-- Job --
Restate each line word for word. Leave out every picture.

-- Given information --
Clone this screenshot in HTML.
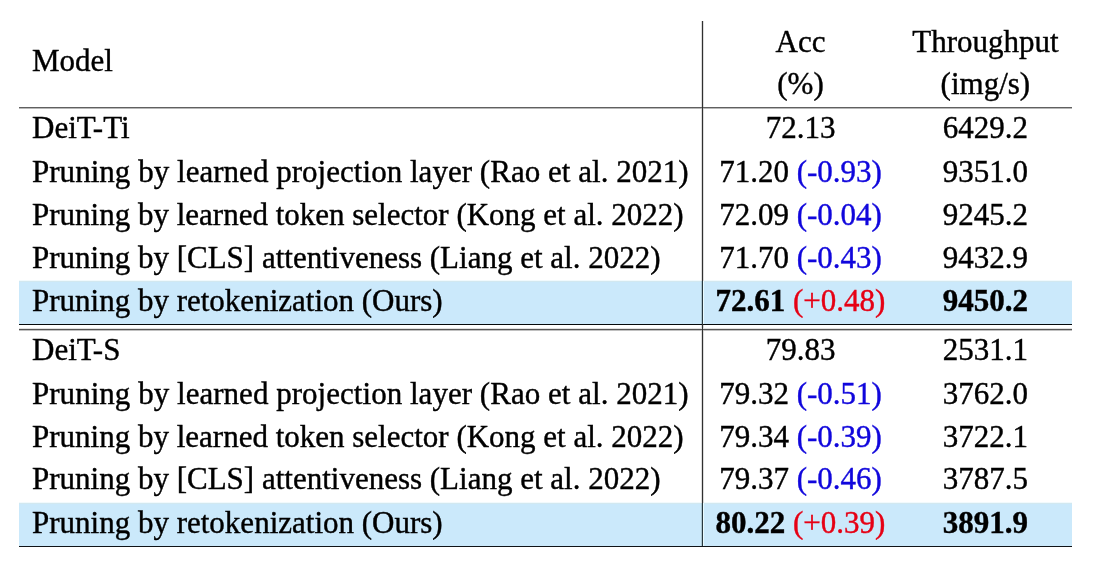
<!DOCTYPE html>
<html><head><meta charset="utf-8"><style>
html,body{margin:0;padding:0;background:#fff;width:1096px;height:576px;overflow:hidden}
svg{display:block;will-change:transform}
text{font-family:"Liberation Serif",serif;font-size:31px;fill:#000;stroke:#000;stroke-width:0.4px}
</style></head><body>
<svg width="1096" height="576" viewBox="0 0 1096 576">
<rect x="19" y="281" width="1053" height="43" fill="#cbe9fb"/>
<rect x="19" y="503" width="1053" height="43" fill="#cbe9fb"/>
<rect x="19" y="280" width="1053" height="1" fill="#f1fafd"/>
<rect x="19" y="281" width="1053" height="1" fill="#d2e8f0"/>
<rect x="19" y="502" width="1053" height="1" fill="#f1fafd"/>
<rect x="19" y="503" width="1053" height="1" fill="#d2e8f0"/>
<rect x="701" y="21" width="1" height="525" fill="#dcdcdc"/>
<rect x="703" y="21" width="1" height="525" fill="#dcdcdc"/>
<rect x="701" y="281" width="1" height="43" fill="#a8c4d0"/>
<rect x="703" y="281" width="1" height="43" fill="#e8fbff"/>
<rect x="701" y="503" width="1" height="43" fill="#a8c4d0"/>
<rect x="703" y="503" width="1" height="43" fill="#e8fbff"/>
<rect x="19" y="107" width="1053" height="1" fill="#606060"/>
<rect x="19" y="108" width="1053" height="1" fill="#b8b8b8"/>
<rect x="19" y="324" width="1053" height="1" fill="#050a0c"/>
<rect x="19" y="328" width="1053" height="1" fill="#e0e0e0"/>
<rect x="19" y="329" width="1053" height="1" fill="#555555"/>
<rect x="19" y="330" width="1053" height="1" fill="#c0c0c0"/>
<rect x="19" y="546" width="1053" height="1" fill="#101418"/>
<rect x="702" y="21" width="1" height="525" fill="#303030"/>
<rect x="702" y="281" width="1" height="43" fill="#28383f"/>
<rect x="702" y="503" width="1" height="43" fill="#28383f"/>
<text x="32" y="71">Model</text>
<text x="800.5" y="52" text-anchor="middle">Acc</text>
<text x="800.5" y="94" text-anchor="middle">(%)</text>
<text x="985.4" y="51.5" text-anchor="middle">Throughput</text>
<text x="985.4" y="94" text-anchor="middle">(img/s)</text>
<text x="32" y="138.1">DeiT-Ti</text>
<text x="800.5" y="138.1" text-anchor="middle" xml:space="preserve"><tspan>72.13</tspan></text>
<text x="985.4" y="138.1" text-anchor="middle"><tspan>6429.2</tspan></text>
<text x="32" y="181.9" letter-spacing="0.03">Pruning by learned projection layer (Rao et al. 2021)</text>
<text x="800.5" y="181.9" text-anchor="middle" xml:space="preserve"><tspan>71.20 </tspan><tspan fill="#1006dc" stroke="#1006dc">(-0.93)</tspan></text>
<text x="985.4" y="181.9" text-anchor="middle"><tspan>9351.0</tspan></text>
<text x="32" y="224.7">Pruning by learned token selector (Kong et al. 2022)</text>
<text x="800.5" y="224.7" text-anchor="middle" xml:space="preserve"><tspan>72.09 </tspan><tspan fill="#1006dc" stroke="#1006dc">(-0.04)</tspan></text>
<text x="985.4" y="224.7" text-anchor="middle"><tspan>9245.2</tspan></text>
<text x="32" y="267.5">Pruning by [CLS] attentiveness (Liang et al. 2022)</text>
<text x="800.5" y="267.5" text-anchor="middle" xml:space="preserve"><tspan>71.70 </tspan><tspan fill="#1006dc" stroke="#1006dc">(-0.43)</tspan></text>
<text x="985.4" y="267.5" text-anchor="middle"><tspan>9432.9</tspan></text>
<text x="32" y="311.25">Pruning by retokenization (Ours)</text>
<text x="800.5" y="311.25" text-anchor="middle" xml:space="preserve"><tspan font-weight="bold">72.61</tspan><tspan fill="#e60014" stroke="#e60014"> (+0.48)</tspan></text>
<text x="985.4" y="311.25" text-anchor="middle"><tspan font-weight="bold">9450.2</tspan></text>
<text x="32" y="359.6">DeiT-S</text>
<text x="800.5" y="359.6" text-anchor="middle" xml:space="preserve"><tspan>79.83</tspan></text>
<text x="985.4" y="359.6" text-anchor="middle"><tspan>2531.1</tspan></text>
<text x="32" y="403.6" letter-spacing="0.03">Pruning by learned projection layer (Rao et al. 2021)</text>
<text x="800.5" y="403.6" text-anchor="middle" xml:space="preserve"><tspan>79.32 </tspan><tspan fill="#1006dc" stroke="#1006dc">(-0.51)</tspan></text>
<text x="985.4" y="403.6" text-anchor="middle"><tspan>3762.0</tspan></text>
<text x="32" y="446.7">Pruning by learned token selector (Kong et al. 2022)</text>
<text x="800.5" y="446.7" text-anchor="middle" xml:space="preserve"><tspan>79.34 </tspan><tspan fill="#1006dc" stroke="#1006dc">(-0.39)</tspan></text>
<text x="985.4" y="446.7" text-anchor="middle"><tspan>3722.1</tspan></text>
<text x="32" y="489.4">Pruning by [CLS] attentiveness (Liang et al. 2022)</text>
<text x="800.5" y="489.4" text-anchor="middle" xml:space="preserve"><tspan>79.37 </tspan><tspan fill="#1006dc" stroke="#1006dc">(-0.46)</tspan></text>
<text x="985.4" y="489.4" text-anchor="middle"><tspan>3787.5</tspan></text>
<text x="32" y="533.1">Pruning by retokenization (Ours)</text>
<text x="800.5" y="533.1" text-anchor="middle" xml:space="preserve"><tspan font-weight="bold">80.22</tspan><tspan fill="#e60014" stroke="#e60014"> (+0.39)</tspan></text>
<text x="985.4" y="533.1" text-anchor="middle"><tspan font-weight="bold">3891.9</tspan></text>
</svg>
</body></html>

-- Answer for the task --
Clone this screenshot in HTML.
<!DOCTYPE html>
<html><head><meta charset="utf-8"><style>
html,body{margin:0;padding:0;background:#fff;width:1096px;height:576px;overflow:hidden}
svg{display:block;will-change:transform}
text{font-family:"Liberation Serif",serif;font-size:31px;fill:#000;stroke:#000;stroke-width:0.4px}
</style></head><body>
<svg width="1096" height="576" viewBox="0 0 1096 576">
<rect x="19" y="281" width="1053" height="43" fill="#cbe9fb"/>
<rect x="19" y="503" width="1053" height="43" fill="#cbe9fb"/>
<rect x="19" y="280" width="1053" height="1" fill="#f1fafd"/>
<rect x="19" y="281" width="1053" height="1" fill="#d2e8f0"/>
<rect x="19" y="502" width="1053" height="1" fill="#f1fafd"/>
<rect x="19" y="503" width="1053" height="1" fill="#d2e8f0"/>
<rect x="701" y="21" width="1" height="525" fill="#dcdcdc"/>
<rect x="703" y="21" width="1" height="525" fill="#dcdcdc"/>
<rect x="701" y="281" width="1" height="43" fill="#a8c4d0"/>
<rect x="703" y="281" width="1" height="43" fill="#e8fbff"/>
<rect x="701" y="503" width="1" height="43" fill="#a8c4d0"/>
<rect x="703" y="503" width="1" height="43" fill="#e8fbff"/>
<rect x="19" y="107" width="1053" height="1" fill="#606060"/>
<rect x="19" y="108" width="1053" height="1" fill="#b8b8b8"/>
<rect x="19" y="324" width="1053" height="1" fill="#050a0c"/>
<rect x="19" y="328" width="1053" height="1" fill="#e0e0e0"/>
<rect x="19" y="329" width="1053" height="1" fill="#555555"/>
<rect x="19" y="330" width="1053" height="1" fill="#c0c0c0"/>
<rect x="19" y="546" width="1053" height="1" fill="#101418"/>
<rect x="702" y="21" width="1" height="525" fill="#303030"/>
<rect x="702" y="281" width="1" height="43" fill="#28383f"/>
<rect x="702" y="503" width="1" height="43" fill="#28383f"/>
<text x="32" y="71">Model</text>
<text x="800.5" y="52" text-anchor="middle">Acc</text>
<text x="800.5" y="94" text-anchor="middle">(%)</text>
<text x="985.4" y="51.5" text-anchor="middle">Throughput</text>
<text x="985.4" y="94" text-anchor="middle">(img/s)</text>
<text x="32" y="138.1">DeiT-Ti</text>
<text x="800.5" y="138.1" text-anchor="middle" xml:space="preserve"><tspan>72.13</tspan></text>
<text x="985.4" y="138.1" text-anchor="middle"><tspan>6429.2</tspan></text>
<text x="32" y="181.9" letter-spacing="0.03">Pruning by learned projection layer (Rao et al. 2021)</text>
<text x="800.5" y="181.9" text-anchor="middle" xml:space="preserve"><tspan>71.20 </tspan><tspan fill="#1006dc" stroke="#1006dc">(-0.93)</tspan></text>
<text x="985.4" y="181.9" text-anchor="middle"><tspan>9351.0</tspan></text>
<text x="32" y="224.7">Pruning by learned token selector (Kong et al. 2022)</text>
<text x="800.5" y="224.7" text-anchor="middle" xml:space="preserve"><tspan>72.09 </tspan><tspan fill="#1006dc" stroke="#1006dc">(-0.04)</tspan></text>
<text x="985.4" y="224.7" text-anchor="middle"><tspan>9245.2</tspan></text>
<text x="32" y="267.5">Pruning by [CLS] attentiveness (Liang et al. 2022)</text>
<text x="800.5" y="267.5" text-anchor="middle" xml:space="preserve"><tspan>71.70 </tspan><tspan fill="#1006dc" stroke="#1006dc">(-0.43)</tspan></text>
<text x="985.4" y="267.5" text-anchor="middle"><tspan>9432.9</tspan></text>
<text x="32" y="311.25">Pruning by retokenization (Ours)</text>
<text x="800.5" y="311.25" text-anchor="middle" xml:space="preserve"><tspan font-weight="bold">72.61</tspan><tspan fill="#e60014" stroke="#e60014"> (+0.48)</tspan></text>
<text x="985.4" y="311.25" text-anchor="middle"><tspan font-weight="bold">9450.2</tspan></text>
<text x="32" y="359.6">DeiT-S</text>
<text x="800.5" y="359.6" text-anchor="middle" xml:space="preserve"><tspan>79.83</tspan></text>
<text x="985.4" y="359.6" text-anchor="middle"><tspan>2531.1</tspan></text>
<text x="32" y="403.6" letter-spacing="0.03">Pruning by learned projection layer (Rao et al. 2021)</text>
<text x="800.5" y="403.6" text-anchor="middle" xml:space="preserve"><tspan>79.32 </tspan><tspan fill="#1006dc" stroke="#1006dc">(-0.51)</tspan></text>
<text x="985.4" y="403.6" text-anchor="middle"><tspan>3762.0</tspan></text>
<text x="32" y="446.7">Pruning by learned token selector (Kong et al. 2022)</text>
<text x="800.5" y="446.7" text-anchor="middle" xml:space="preserve"><tspan>79.34 </tspan><tspan fill="#1006dc" stroke="#1006dc">(-0.39)</tspan></text>
<text x="985.4" y="446.7" text-anchor="middle"><tspan>3722.1</tspan></text>
<text x="32" y="489.4">Pruning by [CLS] attentiveness (Liang et al. 2022)</text>
<text x="800.5" y="489.4" text-anchor="middle" xml:space="preserve"><tspan>79.37 </tspan><tspan fill="#1006dc" stroke="#1006dc">(-0.46)</tspan></text>
<text x="985.4" y="489.4" text-anchor="middle"><tspan>3787.5</tspan></text>
<text x="32" y="533.1">Pruning by retokenization (Ours)</text>
<text x="800.5" y="533.1" text-anchor="middle" xml:space="preserve"><tspan font-weight="bold">80.22</tspan><tspan fill="#e60014" stroke="#e60014"> (+0.39)</tspan></text>
<text x="985.4" y="533.1" text-anchor="middle"><tspan font-weight="bold">3891.9</tspan></text>
</svg>
</body></html>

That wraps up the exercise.